Unclaimed bodies have been buried there for 150 years, since Union soldiers were buried during the American Civil War. There have been over a million burials total, making it one of the largest mass graves in America.
We've been through these epidemics before," said Hunt, noting that Hart Island was used in both the 1918 flu pandemic and with the AIDS epidemic. "This is the one area where New York actually has the capacity, and the system will work just fine.
The bodies are buried in an easy-to-track geolocated grid system, in long trenches, which are actually a series of continuous plots. The plots can contain 150 adult bodies, or 1,000 infant ones. The boxes of bodies are stacked three high and two across. Within that grid, each box is numbered as a grave.
With a family's permission, or if no family members or loved ones are present, the medical examiner will release the body for a city burial. Ordinarily the body has to be unclaimed for 30 days for a Hart Island burial, but during the crisis that has been shortened to 14 days.

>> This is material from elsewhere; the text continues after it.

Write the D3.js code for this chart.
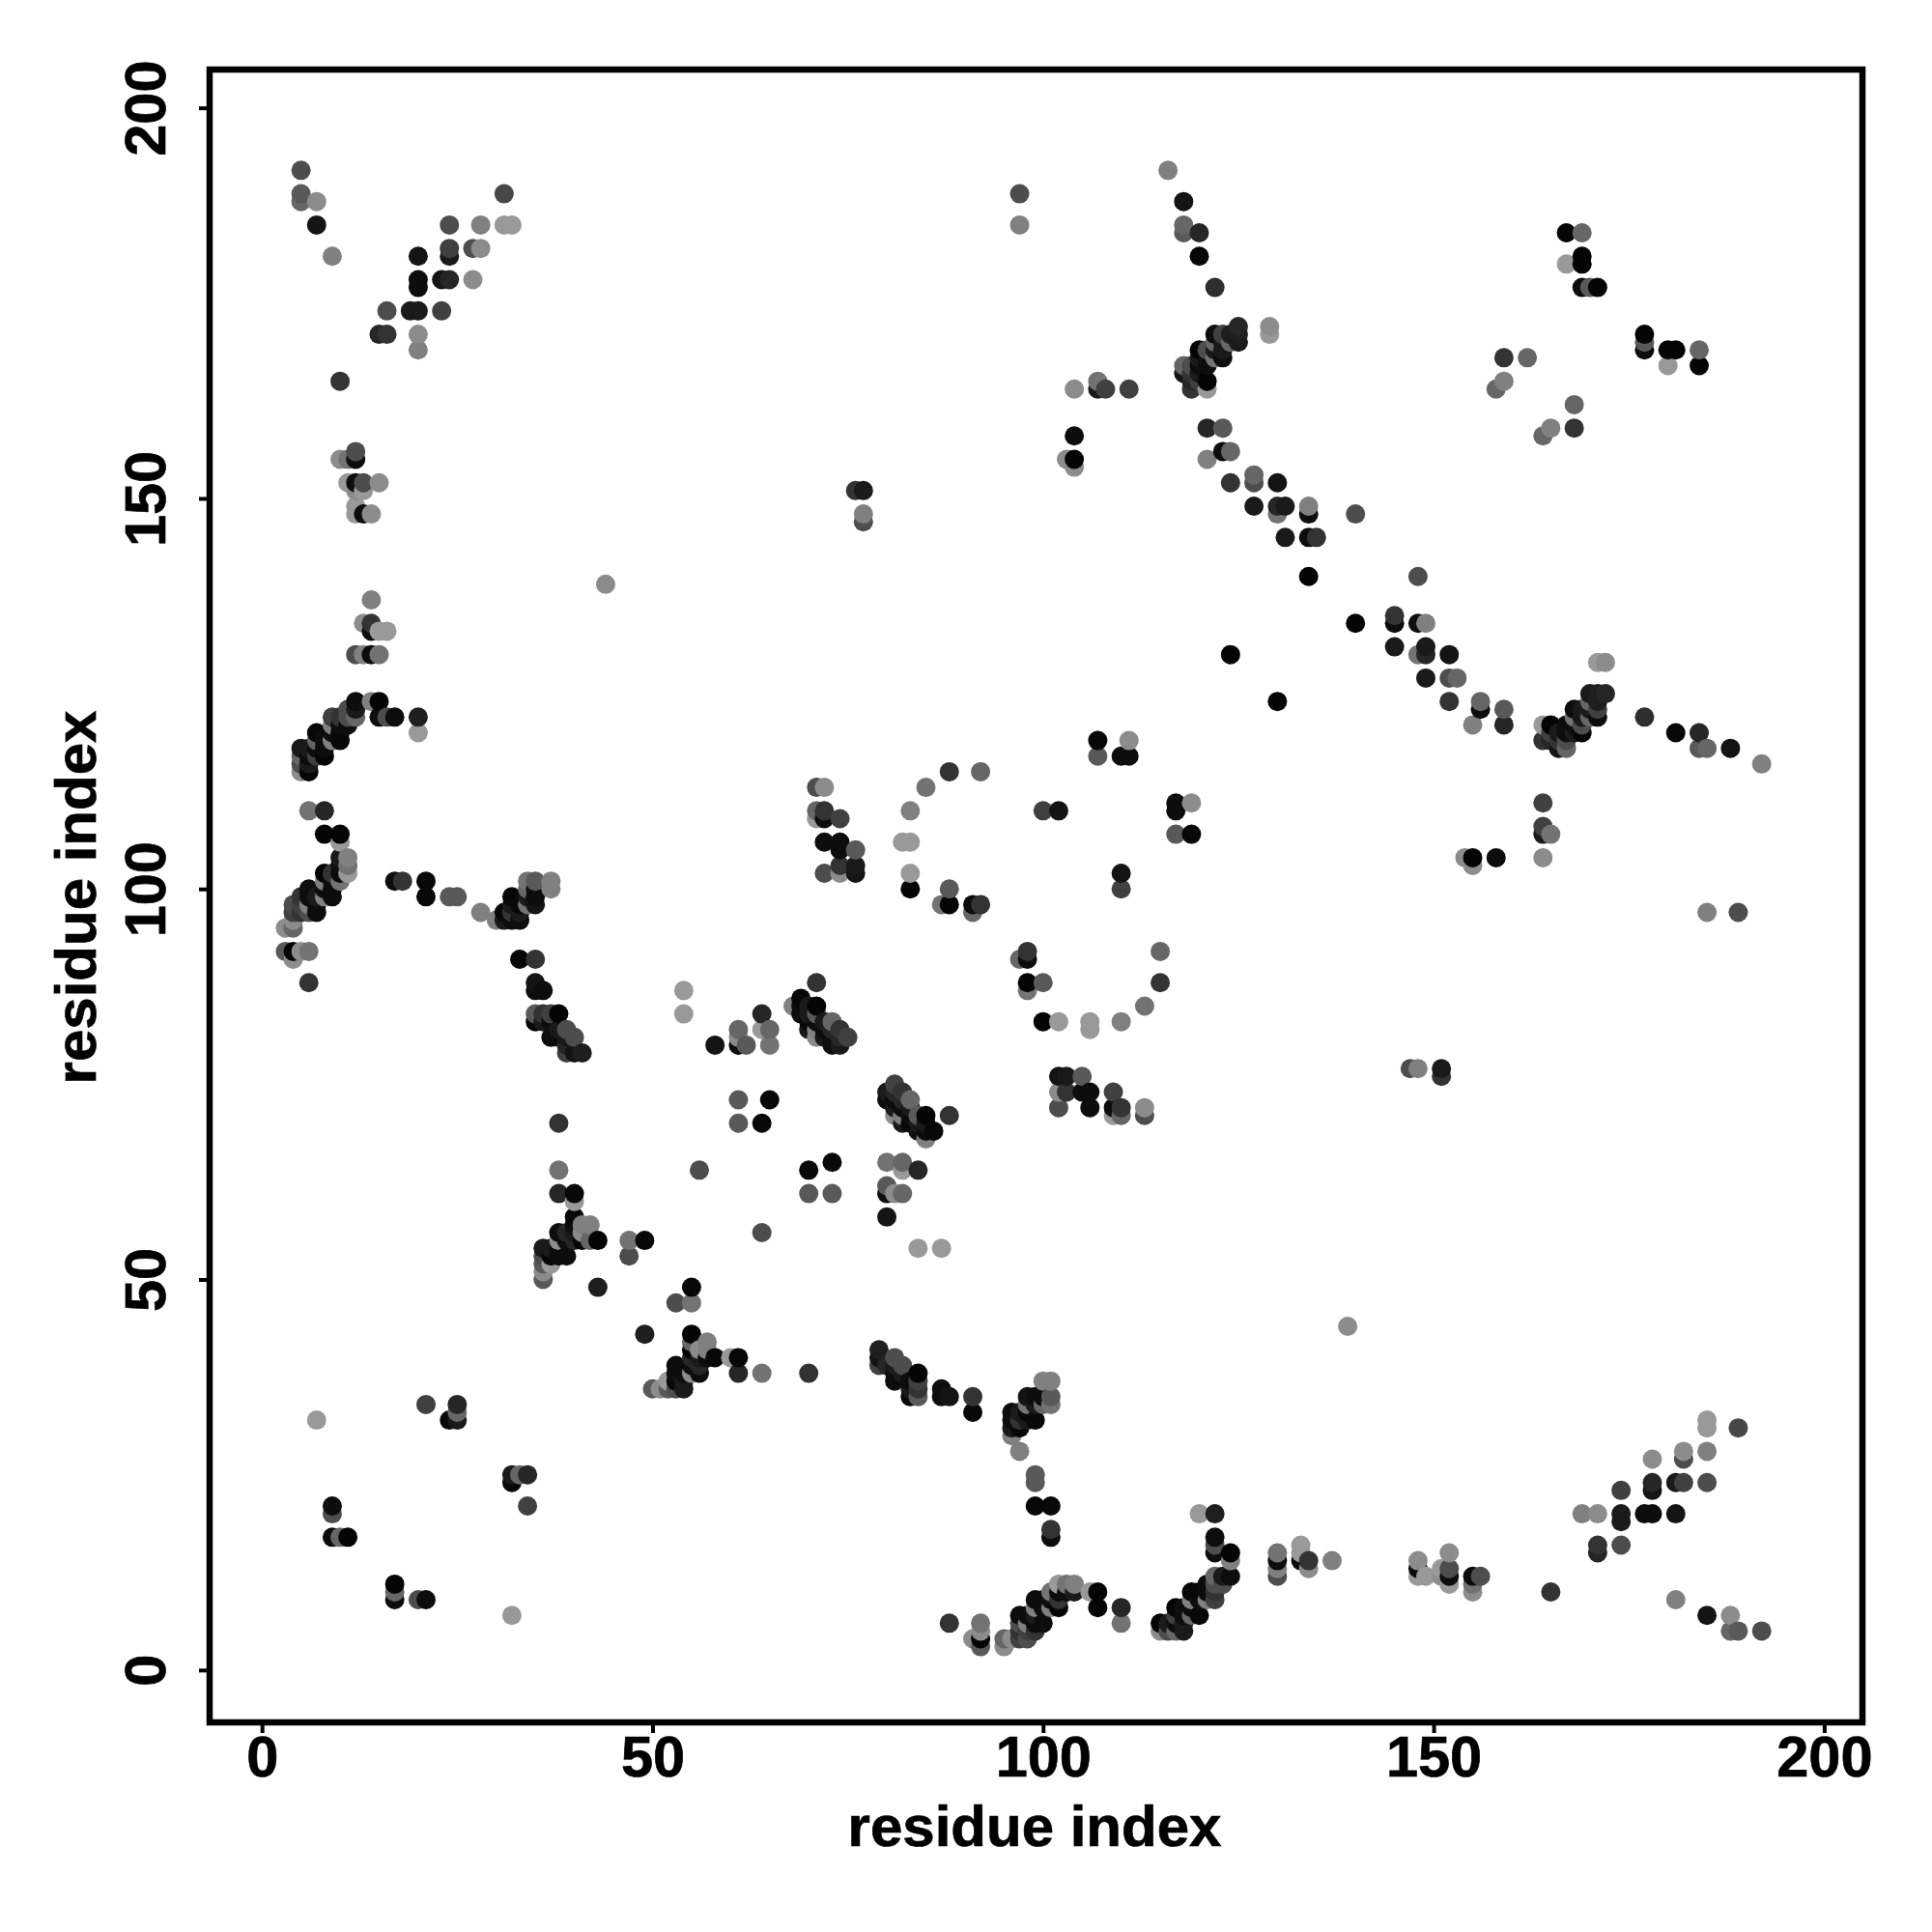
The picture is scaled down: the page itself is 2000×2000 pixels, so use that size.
<!DOCTYPE html>
<html><head><meta charset="utf-8">
<script src="https://cdn.jsdelivr.net/npm/d3@7"></script>
<style>html,body{margin:0;padding:0;background:#fff}svg{display:block}</style>
</head><body><svg id="c" width="2000" height="2000"></svg>
<script>
// residue i, residue j, grey shade (0 black .. 1 white); the map is symmetric
const farTopLeft=[[5,192,.3],[5,189,.35],[5,188,.4],[7,188,.55],[7,185,.08],[9,181,.5],[31,189,.28],[24,185,.3],[28,185,.5],[31,185,.6],[32,185,.6],[27,182,.3],[28,182,.55],[24,182,.25],[24,181,.1],[20,181,.08],[20,178,.05],[20,177,.05],[23,178,.08],[24,178,.15],[27,178,.55],[16,174,.3],[19,174,.1],[20,174,.1],[23,174,.25],[15,171,.15],[16,171,.2],[20,171,.55],[20,169,.5],[10,165,.2]];
const strand150=[[12,156,.3],[12,155,.05],[10,155,.55],[11,155,.45],[11,152,.6],[12,152,.05],[13,152,.3],[15,152,.55],[12,151,.55],[13,151,.6],[12,149,.6],[12,148,.6],[13,148,.05],[14,148,.55],[44,139,.55],[14,137,.5],[13,134,.55],[14,134,.2],[14,133,.05],[15,133,.6],[16,133,.6],[12,130,.3],[13,130,.5],[14,130,.05],[15,130,.45]];
const strand120=[[12,124,.05],[12,123,.1],[12,122,.4],[11,123,.3],[11,122,.3],[14,124,.5],[15,124,.02],[15,122,.05],[16,122,.3],[17,122,.05],[20,122,.12],[20,120,.6],[9,122,.25],[10,122,.2],[11,121,.05],[10,121,.05],[9,121,.5],[7,120,.03],[10,120,.03],[10,119,.03],[9,120,.05],[8,119,.05],[7,119,.4],[9,119,.5],[8,117,.02],[7,118,.05],[8,118,.05],[5,118,.1],[6,118,.1],[5,117,.4],[6,117,.05],[7,117,.25],[5,116,.3],[6,116,.1],[5,115,.55],[6,115,.02]];
const strand100=[[6,110,.45],[8,110,.15],[8,107,.02],[10,107,.02],[10,106,.6],[10,104,.1],[11,104,.5],[11,103,.45],[10,103,.05],[11,102,.6],[10,102,.05],[10,101,.45],[8,102,.02],[9,102,.2],[8,101,.5],[9,101,.05],[9,99,.05],[9,100,.05],[8,100,.05],[8,99,.5],[6,100,.05],[6,99,.05],[5,99,.2],[7,99,.1],[7,98,.05],[6,98,.5],[4,98,.3],[5,98,.25],[7,97,.05],[6,97,.3],[5,97,.2],[4,97,.25],[4,96,.55],[3,95,.55],[4,95,.4],[3,92,.35],[4,92,.02],[5,92,.55],[6,92,.45],[4,91,.55],[6,88,.2]];
const strandTop=[[17,101,.05],[18,101,.2],[21,101,.03],[21,99,.03],[24,99,.35],[25,99,.35],[28,97,.5],[34,101,.45],[35,101,.35],[37,101,.5],[37,100,.5],[34,100,.4],[35,100,.05],[35,99,.05],[35,98,.08],[32,99,.03],[33,98,.03],[31,97,.03],[32,96,.05],[33,96,.05],[31,96,.1],[30,96,.5],[32,97,.2],[34,98,.45],[33,97,.1],[32,98,.1],[34,99,.1],[33,91,.03],[35,91,.2],[35,88,.08],[35,87,.05],[36,87,.05],[35,84,.35],[36,84,.2],[37,84,.25],[38,84,.02],[35,83,.03],[37,83,.05],[36,83,.1],[38,82,.1],[39,82,.3],[40,81,.3],[39,81,.1],[38,81,.05],[37,81,.05],[39,79,.25],[40,79,.08],[41,79,.12],[39,80,.15]];
const strand55=[[38,70,.2],[38,64,.45],[38,61,.15],[40,61,.03],[40,60,.6],[40,58,.03],[41,57,.5],[42,57,.5],[40,57,.05],[38,56,.05],[39,56,.15],[40,56,.1],[41,56,.55],[42,55,.4],[43,55,.02],[38,55,.55],[39,55,.05],[40,55,.15],[41,55,.02],[36,54,.1],[37,54,.1],[38,54,.05],[39,53,.05],[38,53,.05],[36,53,.3],[37,53,.03],[36,52,.35],[37,52,.6],[36,51,.55],[36,50,.35],[47,55,.45],[49,55,.03],[47,53,.3],[43,49,.12]];
const middle=[[56,64,.3],[54,87,.6],[54,84,.6],[58,80,.08],[61,82,.4],[61,81,.55],[61,80,.05],[62,80,.35],[64,84,.15],[64,82,.6],[65,82,.4],[65,80,.45],[61,73,.35],[65,73,.03],[61,70,.35],[64,70,.03]];
const strand85=[[71,88,.2],[69,86,.03],[68,85,.5],[71,85,.02],[69,85,.05],[70,85,.1],[69,84,.05],[70,84,.1],[71,84,.35],[72,83,.1],[73,83,.4],[73,82,.15],[74,82,.2],[75,81,.25],[74,81,.15],[73,80,.05],[74,80,.1],[70,82,.1],[71,82,.5],[70,83,.03],[72,82,.05],[71,83,.05],[72,81,.1],[73,81,.05],[71,81,.55]];
const loops=[[71,113,.3],[72,113,.55],[71,110,.4],[72,110,.2],[71,109,.6],[72,109,.05],[74,109,.25],[72,106,.05],[74,106,.05],[74,105,.05],[76,105,.35],[72,102,.3],[74,103,.2],[74,102,.55],[76,103,.1],[76,151,.2],[77,151,.1],[77,148,.5],[77,147,.3],[88,115,.2],[85,113,.45],[83,110,.5],[82,106,.6],[83,106,.6],[83,102,.6],[83,100,.02],[88,100,.35],[87,98,.45],[88,98,.02],[91,97,.4],[91,98,.05],[92,98,.2],[92,115,.4],[98,92,.2],[98,91,.05],[98,88,.02],[98,87,.45],[100,88,.4],[100,83,.02],[102,83,.55],[106,83,.6],[106,82,.6],[110,83,.5],[113,85,.45],[115,88,.2],[102,76,.08],[105,76,.4],[102,74,.55],[103,74,.2],[105,74,.05],[106,74,.05],[102,72,.3],[106,72,.02],[109,74,.25],[109,72,.05],[109,71,.6],[110,72,.2],[110,71,.45],[113,72,.55],[113,71,.4]];
const helixTop=[[97,189,.3],[97,185,.5],[116,192,.5],[118,188,.08],[118,185,.4],[118,184,.35],[120,184,.15],[120,181,.03],[122,177,.18],[129,172,.55],[129,171,.6],[104,164,.55],[107,165,.45],[107,164,.1],[108,164,.25],[111,164,.25],[104,158,.05],[104,155,.02],[103,155,.55],[104,154,.55],[121,159,.15],[123,159,.35],[123,156,.05],[124,156,.4],[121,155,.5],[124,152,.2],[127,153,.4],[127,152,.3],[130,152,.08],[127,149,.1],[130,149,.15],[131,149,.1],[130,148,.45],[134,149,.5],[134,148,.05],[131,145,.1],[134,145,.05],[135,145,.2],[140,148,.3],[134,140,.02],[124,130,.02]];
const cluster170=[[125,172,.15],[125,171,.12],[125,170,.1],[124,171,.12],[124,170,.4],[123,171,.25],[122,171,.05],[123,170,.1],[122,170,.4],[123,168,.05],[123,169,.1],[122,169,.1],[122,168,.45],[120,169,.02],[121,169,.3],[120,168,.1],[121,168,.05],[121,167,.05],[120,167,.05],[119,167,.3],[118,167,.4],[118,166,.08],[119,166,.2],[120,166,.1],[121,165,.02],[119,165,.15],[120,165,.25],[119,164,.2],[121,164,.6]];
const farRight=[[107,119,.03],[111,119,.55],[107,117,.35],[110,117,.05],[111,117,.05],[100,110,.25],[102,110,.08],[104,158,.02],[158,164,.4],[148,140,.3],[145,134,.03],[145,131,.1],[154,104,.5],[155,104,.02],[155,103,.5],[158,104,.02],[185,97,.55],[189,97,.3],[167,184,.02],[169,184,.4],[169,181,.02],[169,180,.02],[167,180,.6],[169,177,.05],[170,177,.35],[171,177,.02],[159,168,.2],[162,168,.4],[159,165,.5],[147,77,.35],[148,77,.5],[151,77,.15],[151,76,.3],[139,44,.55]];
const nearAxis=[[7,32,.6],[21,34,.25],[25,34,.15],[25,33,.4],[24,32,.03],[25,32,.1],[9,21,.05],[9,20,.3],[9,17,.05],[10,17,.4],[11,17,.02],[17,11,.05],[17,10,.4],[17,9,.05],[20,9,.3],[21,9,.02]];

const xTicks=[0,50,100,150,200];
const yTicks=[0,50,100,150,200];
const xLabel="residue index", yLabel="residue index";
const lim=[-6.7,204.9];

const font='"Liberation Sans",Arial,Helvetica,sans-serif';
const svg=d3.select("#c");
const x=d3.scaleLinear().domain(lim).range([217,1928]);
const y=d3.scaleLinear().domain(lim).range([1783,72]);
const grey=d3.scaleLinear().domain([0,1]).range(["#000","#fff"]);

// merge, keeping one shade per unordered pair, then mirror across the diagonal
const seen=new Map();
[farTopLeft,strand150,strand120,strand100,strandTop,strand55,middle,strand85,loops,helixTop,cluster170,farRight,nearAxis].flat().forEach(([a,b,s])=>{
  const k=Math.min(a,b)+"_"+Math.max(a,b);
  if(!seen.has(k)) seen.set(k,[Math.min(a,b),Math.max(a,b),s]);
});
const pts=[];
seen.forEach(([a,b,s])=>{pts.push({i:a,j:b,s});pts.push({i:b,j:a,s});});
pts.sort((p,q)=>d3.ascending(p.i,q.i)||d3.ascending(p.j,q.j));

svg.append("g").selectAll("circle").data(pts).join("circle")
  .attr("cx",d=>x(d.i)).attr("cy",d=>y(d.j)).attr("r",10).attr("fill",d=>grey(d.s));

const ax=svg.append("g").attr("transform","translate(0,1783)").call(d3.axisBottom(x).tickValues(xTicks).tickSize(11).tickPadding(12).tickFormat(d3.format("d")));
const ay=svg.append("g").attr("transform","translate(217,0)").call(d3.axisLeft(y).tickValues(yTicks).tickSize(11).tickFormat(d3.format("d")));
[ax,ay].forEach(g=>{g.select(".domain").remove();g.selectAll("line").attr("stroke","#000").attr("stroke-width",4);
  g.selectAll("text").attr("font-family",font).attr("font-weight","bold").attr("font-size",59.5).attr("fill","#000").attr("stroke","#000").attr("stroke-width",.7);});
ax.selectAll("text").attr("dy",null).attr("y",56);
ay.selectAll("text").attr("x",null).attr("y",null).attr("dy",null).attr("text-anchor","middle")
  .attr("transform",`translate(${171-217},0) rotate(-90)`);

svg.append("rect").attr("x",217).attr("y",72).attr("width",1711).attr("height",1711)
  .attr("fill","none").attr("stroke","#000").attr("stroke-width",6.5);

svg.append("text").attr("x",1071).attr("y",1911).attr("text-anchor","middle").attr("stroke","#000").attr("stroke-width",.7)
  .attr("font-family",font).attr("font-weight","bold").attr("font-size",60).text(xLabel);
svg.append("text").attr("transform","translate(99,929) rotate(-90)").attr("text-anchor","middle").attr("stroke","#000").attr("stroke-width",.7)
  .attr("font-family",font).attr("font-weight","bold").attr("font-size",60).text(yLabel);
</script></body></html>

Recently, the city ended the use of inmate labor to dig graves, further destigmatizing the process, and Hunt says by July 2021 the parks department will take over full management of Hart Island. People will not have to go through the penal system to arrange visitations to this green space off the coast off the Bronx, with views of the Long Island Sound.
The law says that if a family didn't agree to a city burial, or the body was mistakenly sent to Hart Island, the city is required to return the remains back to the family, provided they have a grave site in mind, up to 25 years later. That's why New York has places like Hart Island and it's why it doesn't cremate the dead, unlike states such as California, where unclaimed bodies can be cremated.